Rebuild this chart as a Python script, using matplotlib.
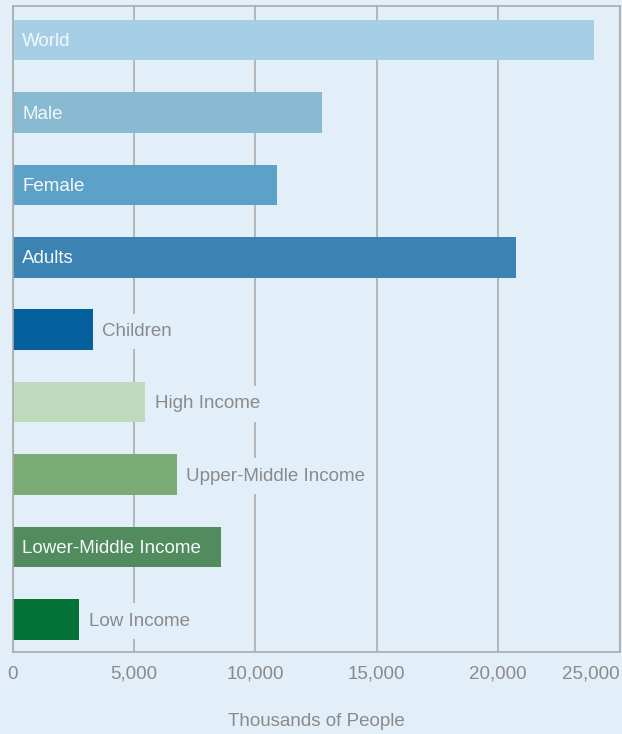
import matplotlib.pyplot as plt

# Data (thousands of people)
categories = ["World", "Male", "Female", "Adults", "Children",
              "High Income", "Upper-Middle Income", "Lower-Middle Income", "Low Income"]
values = [23950, 12750, 10900, 20740, 3300, 5450, 6760, 8580, 2740]
bar_colors = ["#a6cfe5", "#88bbd2", "#5ea1c8", "#3a83b3", "#045f9c",
              "#bfdabd", "#7aab77", "#528b5d", "#047137"]
# labels drawn inside the bar (white) vs. after the bar (grey)
inside = [True, True, True, True, False, False, False, True, False]
xticks = [0, 5000, 10000, 15000, 20000, 25000]
xtick_labels = ["0", "5,000", "10,000", "15,000", "20,000", "25,000"]

bg = "#e2eff9"
grid_col = "#ababab"
text_grey = "#8a8a8a"

plt.rcParams["font.family"] = ["Liberation Sans", "DejaVu Sans"]
fs = 13.5

fig = plt.figure(figsize=(6.22, 7.34), dpi=100, facecolor=bg)
ax = fig.add_axes([0.0201, 0.1117, 0.9759, 0.8801], facecolor=bg)

y = list(range(len(categories)))
ax.barh(y, values, height=0.56, color=bar_colors, zorder=2)

ax.set_xlim(0, 25000)
ax.set_ylim(8.45, -0.47)

for i, (name, v) in enumerate(zip(categories, values)):
    if inside[i]:
        ax.annotate(name, xy=(0, i), xytext=(7, -1.2), textcoords="offset points",
                    va="center", ha="left", color="#f4f8fb", fontsize=fs, zorder=3)
    else:
        ax.annotate(name, xy=(v, i), xytext=(7, -1.2), textcoords="offset points",
                    va="center", ha="left", color=text_grey, fontsize=fs, zorder=3,
                    bbox=dict(boxstyle="square,pad=0.5", fc=bg, ec="none"))

ax.set_xticks(xticks)
ax.set_xticklabels(xtick_labels)
ax.set_yticks([])
ax.tick_params(axis="x", length=0, pad=10, labelsize=fs, labelcolor=text_grey)
ax.get_xticklabels()[-1].set_horizontalalignment("right")

ax.grid(axis="x", color=grid_col, linewidth=1.2, zorder=1)
ax.set_axisbelow(True)
for s in ax.spines.values():
    s.set_color(grid_col)
    s.set_linewidth(1.2)

ax.set_xlabel("Thousands of People", color=text_grey, fontsize=fs, labelpad=22)

fig.savefig("out.png", dpi=100, facecolor=bg)
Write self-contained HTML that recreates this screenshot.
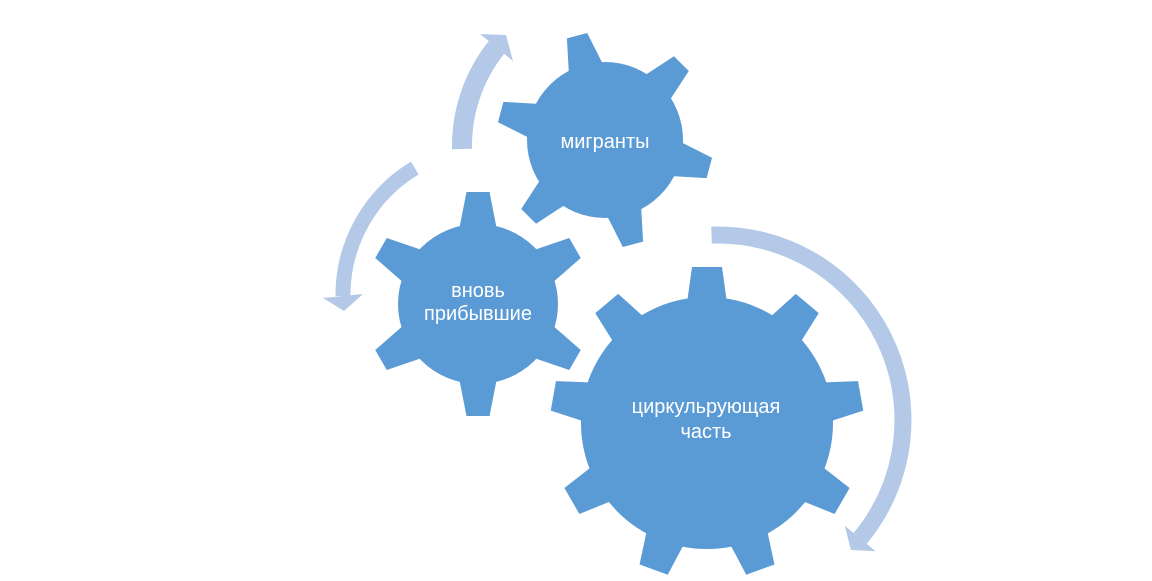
<!DOCTYPE html>
<html>
<head>
<meta charset="utf-8">
<style>
  html, body { margin: 0; padding: 0; background: #ffffff; }
  body { width: 1152px; height: 581px; overflow: hidden; }
  svg { display: block; }
  text { font-family: "Liberation Sans", "DejaVu Sans", sans-serif; font-size: 20px; fill: #ffffff; }
</style>
</head>
<body>
<svg width="1152" height="581" viewBox="0 0 1152 581" xmlns="http://www.w3.org/2000/svg">
  <!-- Arrows -->
  <g fill="none" stroke="#B4C9E8" stroke-linecap="butt">
    <path d="M 462 149 A 158 158 0 0 1 496.5 47.4" stroke-width="20"/>
    <path d="M 414.8 168.1 A 148 148 0 0 0 343 296" stroke-width="15"/>
    <path d="M 711.5 235.1 A 185 185 0 0 1 860.1 538.4" stroke-width="17"/>
  </g>
  <g fill="#B4C9E8">
    <polygon points="480,34 513,61 506,35"/>
    <polygon points="323,298 363,294 344,311"/>
    <polygon points="875.5,551.2 844.7,525.6 851,550"/>
  </g>

  <!-- Small gear: мигранты -->
  <g fill="#5B9BD5" transform="translate(605,140)">
    <circle r="78"/>
    <g id="t6s">
      <polygon points="-10.5,-108 10.5,-108 18,-72 -18,-72" transform="rotate(-15)"/>
      <polygon points="-10.5,-108 10.5,-108 18,-72 -18,-72" transform="rotate(45)"/>
      <polygon points="-10.5,-108 10.5,-108 18,-72 -18,-72" transform="rotate(105)"/>
      <polygon points="-10.5,-108 10.5,-108 18,-72 -18,-72" transform="rotate(165)"/>
      <polygon points="-10.5,-108 10.5,-108 18,-72 -18,-72" transform="rotate(225)"/>
      <polygon points="-10.5,-108 10.5,-108 18,-72 -18,-72" transform="rotate(285)"/>
    </g>
  </g>

  <!-- Medium gear: вновь прибывшие -->
  <g fill="#5B9BD5" transform="translate(478,304)">
    <circle r="80"/>
    <polygon points="-11.5,-112 11.5,-112 19,-74 -19,-74" transform="rotate(0)"/>
    <polygon points="-11.5,-112 11.5,-112 19,-74 -19,-74" transform="rotate(60)"/>
    <polygon points="-11.5,-112 11.5,-112 19,-74 -19,-74" transform="rotate(120)"/>
    <polygon points="-11.5,-112 11.5,-112 19,-74 -19,-74" transform="rotate(180)"/>
    <polygon points="-11.5,-112 11.5,-112 19,-74 -19,-74" transform="rotate(240)"/>
    <polygon points="-11.5,-112 11.5,-112 19,-74 -19,-74" transform="rotate(300)"/>
  </g>

  <!-- Big gear: циркульрующая часть -->
  <g fill="#5B9BD5" transform="translate(707,423)">
    <circle r="126"/>
    <polygon points="-15,-156 15,-156 20,-120 -20,-120" transform="rotate(0)"/>
    <polygon points="-15,-156 15,-156 20,-120 -20,-120" transform="rotate(40)"/>
    <polygon points="-15,-156 15,-156 20,-120 -20,-120" transform="rotate(80)"/>
    <polygon points="-15,-156 15,-156 20,-120 -20,-120" transform="rotate(120)"/>
    <polygon points="-15,-156 15,-156 20,-120 -20,-120" transform="rotate(160)"/>
    <polygon points="-15,-156 15,-156 20,-120 -20,-120" transform="rotate(200)"/>
    <polygon points="-15,-156 15,-156 20,-120 -20,-120" transform="rotate(240)"/>
    <polygon points="-15,-156 15,-156 20,-120 -20,-120" transform="rotate(280)"/>
    <polygon points="-15,-156 15,-156 20,-120 -20,-120" transform="rotate(320)"/>
  </g>

  <!-- Labels -->
  <text x="605" y="148" text-anchor="middle">мигранты</text>
  <text x="478" y="297" text-anchor="middle">вновь</text>
  <text x="478" y="320" text-anchor="middle">прибывшие</text>
  <text x="706" y="413" text-anchor="middle">циркульрующая</text>
  <text x="706" y="438" text-anchor="middle">часть</text>
</svg>
</body>
</html>
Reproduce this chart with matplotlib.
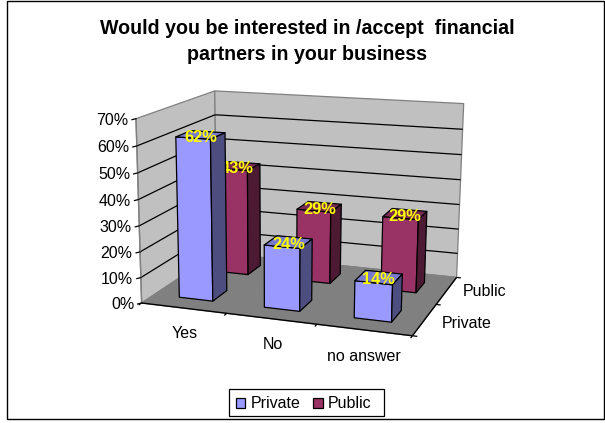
import numpy as np
import matplotlib
matplotlib.use("Agg")
import matplotlib.pyplot as plt
from matplotlib.patches import Polygon, Rectangle

categories = ["Yes", "No", "no answer"]
series_names = ["Private", "Public"]
private_values = [62, 24, 14]
public_values = [43, 29, 29]
z_ticks = [0, 10, 20, 30, 40, 50, 60, 70]

PRIVATE = ("#9999FF", "#7A7ACC", "#4D4D80")
PUBLIC = ("#993366", "#7A2952", "#4D1A33")
WALL = "#C0C0C0"
FLOOR = "#808080"
EDGE = "#000000"

plt.rcParams["font.family"] = ["Liberation Sans", "DejaVu Sans"]
W, H = 605, 423
fig = plt.figure(figsize=(W / 100, H / 100), dpi=100, facecolor="white")
ax = fig.add_axes([0, 0, 1, 1])
ax.set_xlim(0, W)
ax.set_ylim(H, 0)
ax.axis("off")

# Perspective camera fitted to the chart box corners (x categories, y series depth, z value)
world = np.array([[0, 0, 0], [3, 0, 0], [3, 2, 0], [0, 2, 0], [0, 0, 70], [0, 2, 70], [3, 2, 70]], float)
pix = np.array([[142.3, 301], [412.7, 337.3], [456.7, 275.7], [216, 255], [135, 119.3], [216, 90], [463.3, 104]])
A = []
b = []
for (X, Y, Z), (u, v) in zip(world, pix):
    A.append([X, Y, Z, 1, 0, 0, 0, 0, -u * X, -u * Y, -u * Z])
    b.append(u)
    A.append([0, 0, 0, 0, X, Y, Z, 1, -v * X, -v * Y, -v * Z])
    b.append(v)
p = np.linalg.lstsq(np.array(A), np.array(b), rcond=None)[0]
P = np.append(p, 1).reshape(3, 4)


def proj(x, y, z):
    h = P @ np.array([x, y, z, 1.0])
    return h[0] / h[2], h[1] / h[2]


def face(pts, fc, ec=EDGE, lw=0.9, z=2):
    ax.add_patch(Polygon([proj(*q) for q in pts], closed=True, fc=fc, ec=ec, lw=lw, zorder=z, joinstyle="round"))


def line(a, b, color="#000000", lw=0.9, z=1.5):
    q = [proj(*a), proj(*b)]
    ax.plot([q[0][0], q[1][0]], [q[0][1], q[1][1]], color=color, lw=lw, zorder=z, solid_capstyle="butt")


# chart border
ax.add_patch(Rectangle((7, 1.5), 597, 418, fc="white", ec="#000000", lw=1.0, zorder=0))

# walls and floor
face([(0, 0, 0), (0, 2, 0), (0, 2, 70), (0, 0, 70)], WALL, "#808080", 0.9, 1)
face([(0, 2, 0), (3, 2, 0), (3, 2, 70), (0, 2, 70)], WALL, "#808080", 0.9, 1)
face([(0, 0, 0), (3, 0, 0), (3, 2, 0), (0, 2, 0)], FLOOR, "#808080", 0.9, 1.2)
for t in z_ticks[1:-1]:
    line((0, 0, t), (0, 2, t))
    line((0, 2, t), (3, 2, t))

# axes, ticks, tick labels
line((0, 0, 0), (0, 0, 70), "#808080", 1.0, 1.6)
line((0, 0, 0), (3, 0, 0), "#000000", 1.0, 1.6)
line((3, 0, 0), (3, 2, 0), "#000000", 1.0, 1.6)
for t in z_ticks:
    x0, y0 = proj(0, 0, t)
    ax.plot([x0 - 4, x0], [y0 + 1, y0], color="#000000", lw=0.9, zorder=1.6)
    ax.text(x0 - 7.5, y0 + 1.5, f"{t}%", ha="right", va="center", fontsize=11.5, color="#000000")
for i in range(4):
    line((i, 0, 0), (i, -0.07, 0), "#000000", 0.9, 1.6)
for i in range(3):
    line((3, i, 0), (3.05, i, 0), "#000000", 0.9, 1.6)
cat_dx = [13, 12, 9]
for i, c in enumerate(categories):
    x0, y0 = proj(i + 0.5, -0.3, 0)
    ax.text(x0 + cat_dx[i], y0 + 16, c, ha="center", va="center", fontsize=11.5)
for j, s in enumerate(series_names):
    x0, y0 = proj(3.05, j + 0.5, 0)
    ax.text(x0 + 12, y0 + 3 - 2 * j, s, ha="left", va="center", fontsize=11.5)

# bars (back row first)
half_x, half_y = 0.2, 0.19
for j, (vals, cols) in reversed(list(enumerate([(private_values, PRIVATE), (public_values, PUBLIC)]))):
    for i, v in enumerate(vals):
        cx, cy = i + 0.5, j + 0.5
        x0, x1, y0, y1 = cx - half_x, cx + half_x, cy - half_y, cy + half_y
        zo = 3 + (1 - j) * 3 + i * 0.1
        face([(x0, y0, 0), (x1, y0, 0), (x1, y0, v), (x0, y0, v)], cols[0], z=zo)
        face([(x0, y0, v), (x1, y0, v), (x1, y1, v), (x0, y1, v)], cols[1], z=zo)
        face([(x1, y0, 0), (x1, y1, 0), (x1, y1, v), (x1, y0, v)], cols[2], z=zo)
        lx, ly = proj(cx, cy, v)
        ax.text(lx, ly + 2.5, f"{v}%", ha="center", va="center", fontsize=11.8, fontweight="bold",
                color="#FFFF00", zorder=zo + 0.5)

# title
ax.text(307, 29, "Would you be interested in /accept  financial", ha="center", va="center", fontsize=14.1, fontweight="bold")
ax.text(307, 55, "partners in your business", ha="center", va="center", fontsize=14.1, fontweight="bold")

# legend
ax.add_patch(Rectangle((229, 389.5), 155, 27, fc="white", ec="#000000", lw=0.9, zorder=5))
ax.add_patch(Rectangle((235.5, 398), 9.5, 10, fc=PRIVATE[0], ec="#000000", lw=0.9, zorder=6))
ax.text(250.5, 403, series_names[0], ha="left", va="center", fontsize=11.5, zorder=6)
ax.add_patch(Rectangle((313, 398), 9.5, 10, fc=PUBLIC[0], ec="#000000", lw=0.9, zorder=6))
ax.text(328, 403, series_names[1], ha="left", va="center", fontsize=11.5, zorder=6)

fig.savefig("out.png", dpi=100, facecolor="white")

- [Directions for this task]
Reproduce nothing but the lines from the one with "Reproduce this chart with matplotlib." to the one with "return h[0] / h[2], h[1] / h[2]", both lines included, and keep every picture out of the copy.

- [Solution to this task]
Reproduce this chart with matplotlib.
import numpy as np
import matplotlib
matplotlib.use("Agg")
import matplotlib.pyplot as plt
from matplotlib.patches import Polygon, Rectangle

categories = ["Yes", "No", "no answer"]
series_names = ["Private", "Public"]
private_values = [62, 24, 14]
public_values = [43, 29, 29]
z_ticks = [0, 10, 20, 30, 40, 50, 60, 70]

PRIVATE = ("#9999FF", "#7A7ACC", "#4D4D80")
PUBLIC = ("#993366", "#7A2952", "#4D1A33")
WALL = "#C0C0C0"
FLOOR = "#808080"
EDGE = "#000000"

plt.rcParams["font.family"] = ["Liberation Sans", "DejaVu Sans"]
W, H = 605, 423
fig = plt.figure(figsize=(W / 100, H / 100), dpi=100, facecolor="white")
ax = fig.add_axes([0, 0, 1, 1])
ax.set_xlim(0, W)
ax.set_ylim(H, 0)
ax.axis("off")

# Perspective camera fitted to the chart box corners (x categories, y series depth, z value)
world = np.array([[0, 0, 0], [3, 0, 0], [3, 2, 0], [0, 2, 0], [0, 0, 70], [0, 2, 70], [3, 2, 70]], float)
pix = np.array([[142.3, 301], [412.7, 337.3], [456.7, 275.7], [216, 255], [135, 119.3], [216, 90], [463.3, 104]])
A = []
b = []
for (X, Y, Z), (u, v) in zip(world, pix):
    A.append([X, Y, Z, 1, 0, 0, 0, 0, -u * X, -u * Y, -u * Z])
    b.append(u)
    A.append([0, 0, 0, 0, X, Y, Z, 1, -v * X, -v * Y, -v * Z])
    b.append(v)
p = np.linalg.lstsq(np.array(A), np.array(b), rcond=None)[0]
P = np.append(p, 1).reshape(3, 4)


def proj(x, y, z):
    h = P @ np.array([x, y, z, 1.0])
    return h[0] / h[2], h[1] / h[2]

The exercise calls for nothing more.